- Born: Amelia Steele Givin October 31, 1845 Pennsylvania
- Died: 5 October 1915 (aged 69) Pennsylvania
- Occupation(s): Businesswoman, Philanthropist
- Known for: Businesswoman, Philanthropist, and World Traveler

= Amelia S. Givin =

American businesswoman, philanthropist (1845–1915)

Amelia Steele Givin (October 31, 1845 – October 5, 1915) (later Mrs. Amelia S. Beall) was a businesswoman, philanthropist, and world traveler from Cumberland County, Pennsylvania. Although her philanthropic ventures were numerous and spanned her lifetime, Givin's most discernible contribution was her funding of the Amelia S. Givin Free Library in her hometown of Mount Holly Springs, Pennsylvania.

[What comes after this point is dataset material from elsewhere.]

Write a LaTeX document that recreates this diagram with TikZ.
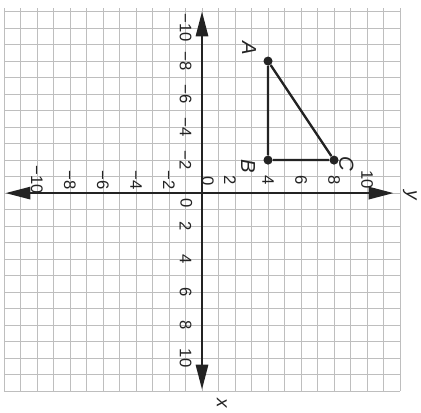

== Early life and family ==
Givin grew up with her family near Mount Holly Springs, Pennsylvania, where her father, Robert Givin, and her uncle owned a paper mill. However, in 1865, when Amelia was about age 20, the Givin's house burned down and they moved to Carlisle, PA. Robert Givin was a respected and prosperous businessman and banker, acting as president of both the Mount Holly Paper Mill and the Farmers' Bank in Carlisle. Besides Amelia, Robert and his wife Sara (Gibson) Givin bore four sons, David, James, Samuel, and Robert. When her father died in 1879, thirty-three-year-old Amelia took over his role in running the family mill business. Less than a decade later in 1887, Amelia's mother died and Amelia inherited from her father's large fortune.

== Community involvement ==
Besides meeting the needs of her business, Givin spent much of her time traveling and participating in social pursuits. She and her family were often mentioned in the Carlisle's local newspaper, and Amelia and her mother were both members of Carlisle's Second Presbyterian Church. After Carlisle's Cumberland County Chapter was organized in 1895, Givin became a member of the National Society of the Daughters of the American Revolution.
In her later years, Givin frequented the library she had helped to form.

In addition to, and as part of, her social activities, Givin dedicated a significant portion of her life and funds to charitable pursuits. In particular, Givin supported the Carlisle Hospital, the Female Benevolent Society of Carlisle, as well as the Second Presbyterian Church of which she was a member. She included in her will $30,000 for the maintenance of Carlisle Hospital. Givin also left provisions for her household employees and many family members and friends after her death.

== Amelia S. Givin Free Library ==
When Givin was in her late forties, she provided funding for building a free public library in Mount Holly Springs. For members of late 19th-century charitable women's organizations, libraries, in particular, were seen as important institutions for bringing edification to needful communities. To bring improvement to populations with little access to books, free public libraries, often traveling libraries or other informal libraries, such as those located in women's clubhouses, abounded between 1870 and 1930 through the work of civic-minded women. The library of Ms. Givin was far from informal, however. Begun in 1889 and dedicated on January 2, 1890, it had the modern conveniences of electric lights and hot water heating, as well as a fashionable Romanesque Revival structure and ornate interior design. The library took close to $500,000 to build and Givin also provided an endowment.

== Marriage ==
On June 2, 1892, a few years after the library opened, the 46-year-old Givin married Walter Beall of Cumberland, Maryland. To start off their honeymoon, they rode a special car on the Cumberland Valley Railroad on the first leg of their trip to Europe together. They never had any children. Walter died in 1905 and Amelia died close to ten years later at age 69. They were both buried at Ashland Cemetery in Carlisle.